What to do
Go through the listing and copy each line with the string "Output".

Provided entries
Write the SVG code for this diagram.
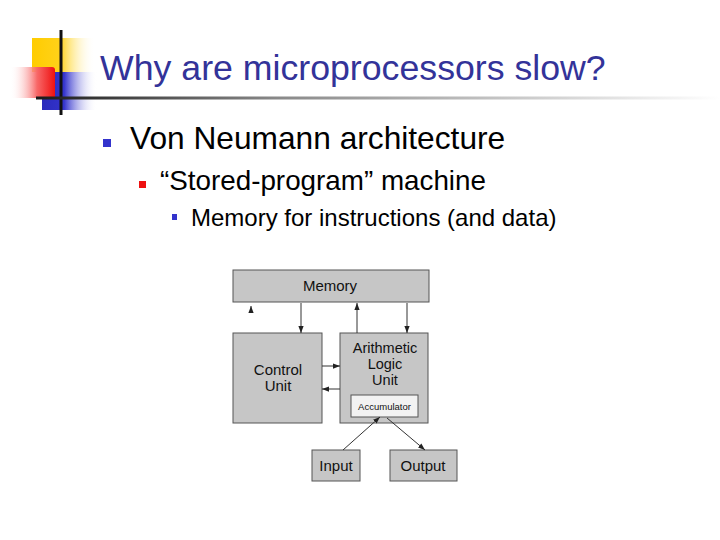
<svg xmlns="http://www.w3.org/2000/svg" width="720" height="540" viewBox="0 0 720 540">
<defs>
<linearGradient id="gy" x1="0" y1="0" x2="1" y2="0"><stop offset="0" stop-color="#FFCC00"/><stop offset="0.45" stop-color="#FFD21A"/><stop offset="1" stop-color="#FFFFFF" stop-opacity="0"/></linearGradient>
<linearGradient id="gr" x1="0" y1="0" x2="1" y2="0"><stop offset="0" stop-color="#FFFFFF" stop-opacity="0"/><stop offset="0.6" stop-color="#F86868"/><stop offset="1" stop-color="#EE1111"/></linearGradient>
<linearGradient id="gb" x1="0" y1="0" x2="1" y2="0"><stop offset="0" stop-color="#2A2ABB"/><stop offset="0.4" stop-color="#3333CC"/><stop offset="1" stop-color="#FFFFFF" stop-opacity="0"/></linearGradient>
<linearGradient id="gl" x1="0" y1="0" x2="1" y2="0"><stop offset="0" stop-color="#1a1a1a"/><stop offset="0.35" stop-color="#888888"/><stop offset="1" stop-color="#FFFFFF"/></linearGradient>
<marker id="ah" viewBox="0 0 8 8" refX="8" refY="4" markerWidth="7" markerHeight="7" markerUnits="userSpaceOnUse" orient="auto"><path d="M0,1 L8,4 L0,7 z" fill="#222"/></marker>
<style>
.t{font-family:"Liberation Sans",Arial,sans-serif}
.box{fill:#c6c6c6;stroke:#555;stroke-width:1}
.lbl{font-family:"Liberation Sans",Arial,sans-serif;font-size:15px;fill:#111;text-anchor:middle}
.alu{font-size:14.5px}
.acc{font-size:9.5px}
.c{stroke:#333;stroke-width:1;fill:none;marker-end:url(#ah)}
</style>
</defs>
<rect width="720" height="540" fill="#fff"/>
<g id="logo">
<rect x="32" y="38" width="63" height="34" fill="url(#gy)"/>
<rect x="42" y="72" width="55" height="38" fill="url(#gb)"/>
<path d="M10,67 H52 Q55,67 55,70 V98 H10 z" fill="url(#gr)"/>
<line x1="61" y1="30" x2="61" y2="115" stroke="#111" stroke-width="3"/>
<rect x="36" y="96.5" width="684" height="3" fill="url(#gl)"/>
</g>
<g id="title"><text class="t" x="100" y="80" font-size="35.7" fill="#333399">Why are microprocessors slow?</text></g>
<g id="bullets">
<rect x="103" y="139" width="8" height="8" fill="#3333CC"/>
<text class="t" x="130" y="149" font-size="31.7" fill="#000">Von Neumann architecture</text>
<rect x="139" y="181" width="7" height="7" fill="#EE1111"/>
<text class="t" x="160" y="190" font-size="27.8" fill="#000">“Stored-program” machine</text>
<rect x="172" y="214" width="5" height="6" fill="#3333CC"/>
<text class="t" x="191" y="226" font-size="24" fill="#000">Memory for instructions (and data)</text>
</g>
<g id="memory"><rect class="box" x="233" y="270" width="196" height="32"/><text class="lbl" x="330" y="291">Memory</text></g>
<g id="control"><rect class="box" x="233" y="333" width="89" height="90"/><text class="lbl" x="278" y="375">Control</text><text class="lbl" x="278" y="391">Unit</text></g>
<g id="alu"><rect class="box" x="340" y="333" width="88" height="90"/><text class="lbl alu" x="385" y="352.5">Arithmetic</text><text class="lbl alu" x="385" y="368.5">Logic</text><text class="lbl alu" x="385" y="384.5">Unit</text></g>
<g id="accumulator"><rect x="351" y="395" width="67" height="22" fill="#f2f2f2" stroke="#555" stroke-width="1"/><text class="lbl acc" x="384.5" y="410">Accumulator</text></g>
<g id="input"><rect class="box" x="312" y="450" width="48" height="31"/><text class="lbl" x="336" y="471">Input</text></g>
<g id="output"><rect class="box" x="390" y="450" width="67" height="31"/><text class="lbl" x="423" y="471">Output</text></g>
<g id="connectors">
<path d="M251,309 L251,306" stroke="#333" stroke-width="1" marker-end="url(#ah)" fill="none"/>
<path class="c" d="M301,303 V333"/>
<path class="c" d="M357,333 V303"/>
<path class="c" d="M407,303 V333"/>
<path class="c" d="M322,366 H340"/>
<path class="c" d="M340,389 H322"/>
<path class="c" d="M343,450 L380,417"/>
<path class="c" d="M387,418 L425,450"/>
</g>
</svg>
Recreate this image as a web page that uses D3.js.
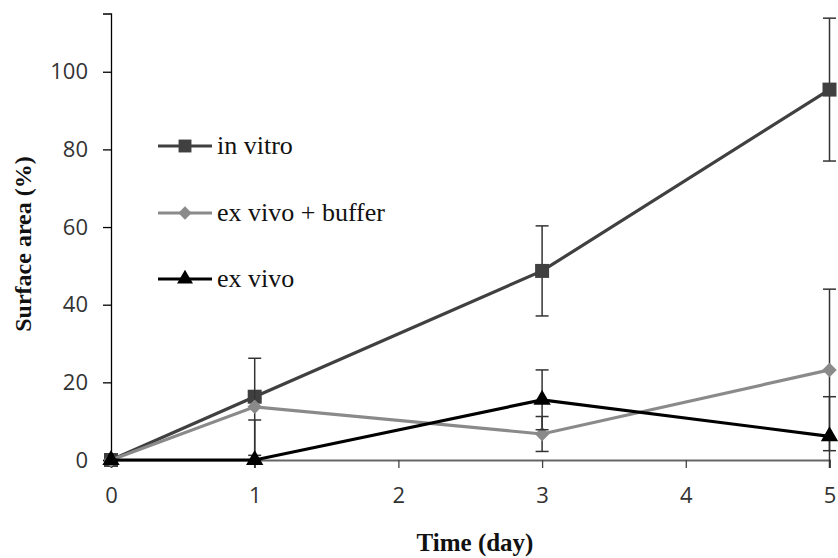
<!DOCTYPE html>
<html><head><meta charset="utf-8">
<script src="https://cdn.jsdelivr.net/npm/d3@7"></script>
<style>
html,body{margin:0;padding:0;background:#fff;}
svg{display:block;}
</style></head>
<body>
<svg id="chart" width="838" height="558"></svg>
<script>
// ---- data ----
const days = [0, 1, 3, 5];
const seriesNames = ["in vitro", "ex vivo + buffer", "ex vivo"];
const inVitro = [0, 16.3, 48.7, 95.4];
const inVitroErr = [0, 0.5, 11.6, 18.4];
const exVivoBuffer = [0, 13.7, 6.7, 23.2];
const exVivoBufferErr = [0, 12.5, 4.5, 20.8];
const exVivo = [0, 0, 15.5, 6.1];
const exVivoErr = [0, 10.3, 7.7, 10.2];
const xTicks = [0, 1, 2, 3, 4, 5];
const yTicks = [0, 20, 40, 60, 80, 100];
const yMax = 115;

// ---- layout ----
const svg = d3.select("#chart");
const x = d3.scaleLinear().domain([0, 5]).range([111, 829.5]);
const y = d3.scaleLinear().domain([0, yMax]).range([460, 13.5]);

const styles = [
  {color: "#404040", marker: d3.symbolSquare, size: 196, rot: 0},
  {color: "#8a8a8a", marker: d3.symbolSquare, size: 105, rot: 45},
  {color: "#000000", marker: d3.symbolTriangle, size: 130, rot: 0}
];
const series = [
  {name: seriesNames[0], values: inVitro, err: inVitroErr},
  {name: seriesNames[1], values: exVivoBuffer, err: exVivoBufferErr},
  {name: seriesNames[2], values: exVivo, err: exVivoErr}
];

// clip for plot area
svg.append("defs").append("clipPath").attr("id", "plotclip")
  .append("rect").attr("x", 100).attr("y", 0).attr("width", 738).attr("height", 468);

// axes
const tickFont = "'Open Sans', sans-serif";
const yAxis = svg.append("g").attr("transform", `translate(${x(0)},0)`)
  .call(d3.axisLeft(y).tickValues(yTicks).tickFormat(d3.format("d")).tickSize(8).tickPadding(15));
yAxis.select(".domain").attr("stroke", "#000").attr("stroke-width", 1.3);
yAxis.selectAll(".tick line").attr("stroke", "#000").attr("stroke-width", 1.3);
yAxis.selectAll("text").attr("font-family", tickFont).attr("font-size", 22).attr("fill", "#333");

const xAxis = svg.append("g").attr("transform", `translate(0,${y(0)})`)
  .call(d3.axisBottom(x).tickValues(xTicks).tickFormat(d3.format("d")).tickSize(8).tickPadding(19));
xAxis.select(".domain").attr("stroke", "#666").attr("stroke-width", 2);
xAxis.selectAll(".tick line").attr("stroke", "#444").attr("stroke-width", 1.3);
xAxis.selectAll("text").attr("font-family", tickFont).attr("font-size", 22).attr("fill", "#333");

// axis titles
svg.append("text")
  .attr("transform", `translate(31,${244}) rotate(-90)`)
  .attr("text-anchor", "middle")
  .attr("font-family", "'Liberation Serif', 'Times New Roman', serif")
  .attr("font-weight", "bold").attr("font-size", 24).attr("fill", "#111")
  .text("Surface area (%)");
svg.append("text")
  .attr("x", 475).attr("y", 551)
  .attr("text-anchor", "middle")
  .attr("font-family", "'Liberation Serif', 'Times New Roman', serif")
  .attr("font-weight", "bold").attr("font-size", 25).attr("fill", "#111")
  .text("Time (day)");

// series
const plot = svg.append("g");
const line = d3.line().x((d, i) => x(days[i])).y(d => y(d));
series.forEach((s, si) => {
  const st = styles[si];
  const g = plot.append("g");
  // error bars
  const eb = g.append("g").attr("clip-path", "url(#plotclip)")
    .attr("stroke", "#333").attr("stroke-width", 1.5);
  s.values.forEach((v, i) => {
    const e = s.err[i];
    if (!e) return;
    const cx = x(days[i]);
    eb.append("line").attr("x1", cx).attr("x2", cx).attr("y1", y(v + e)).attr("y2", y(v - e));
    eb.append("line").attr("x1", cx - 6.5).attr("x2", cx + 6.5).attr("y1", y(v + e)).attr("y2", y(v + e));
    eb.append("line").attr("x1", cx - 6.5).attr("x2", cx + 6.5).attr("y1", y(v - e)).attr("y2", y(v - e));
  });
  g.append("path").datum(s.values).attr("d", line)
    .attr("fill", "none").attr("stroke", st.color).attr("stroke-width", 3.2);
  g.selectAll("path.m").data(s.values).enter().append("path").attr("class", "m")
    .attr("d", d3.symbol().type(st.marker).size(st.size))
    .attr("transform", (d, i) => `translate(${x(days[i])},${y(d)}) rotate(${st.rot})`)
    .attr("fill", st.color);
});

// legend
const legendY = [146, 213, 279];
const leg = svg.append("g");
series.forEach((s, si) => {
  const st = styles[si];
  const gy = legendY[si];
  leg.append("line").attr("x1", 158).attr("x2", 212).attr("y1", gy).attr("y2", gy)
    .attr("stroke", st.color).attr("stroke-width", 3.2);
  leg.append("path").attr("d", d3.symbol().type(st.marker).size(st.size * 0.85))
    .attr("transform", `translate(185,${gy}) rotate(${st.rot})`).attr("fill", st.color);
  leg.append("text").attr("x", 217).attr("y", gy + 8)
    .attr("font-family", "'Liberation Serif', 'Times New Roman', serif")
    .attr("font-size", 26).attr("fill", "#111")
    .text(s.name);
});
</script>
</body></html>
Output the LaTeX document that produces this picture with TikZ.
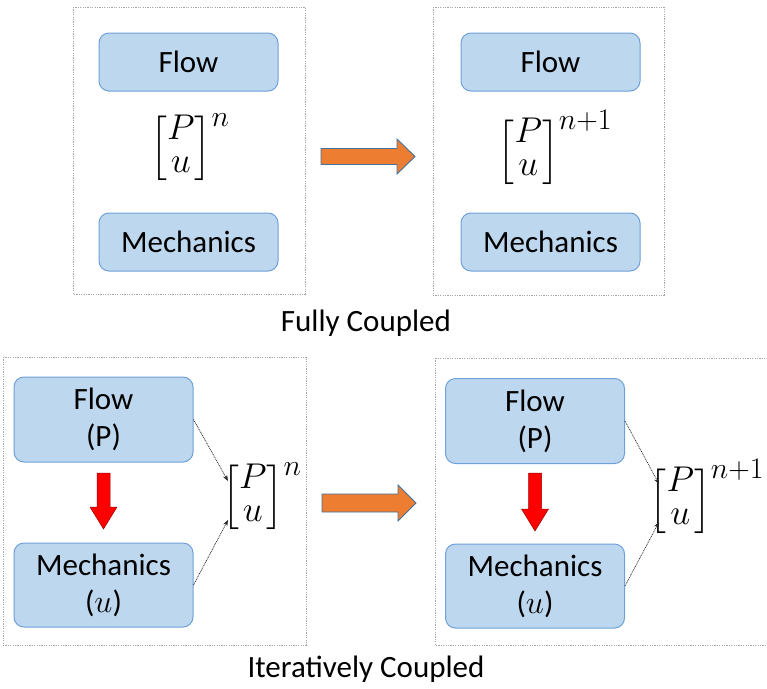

Result of this task
<g id="output"><rect class="box" x="390" y="450" width="67" height="31"/><text class="lbl" x="423" y="471">Output</text></g>
Output the LaTeX document that produces this picture with TikZ.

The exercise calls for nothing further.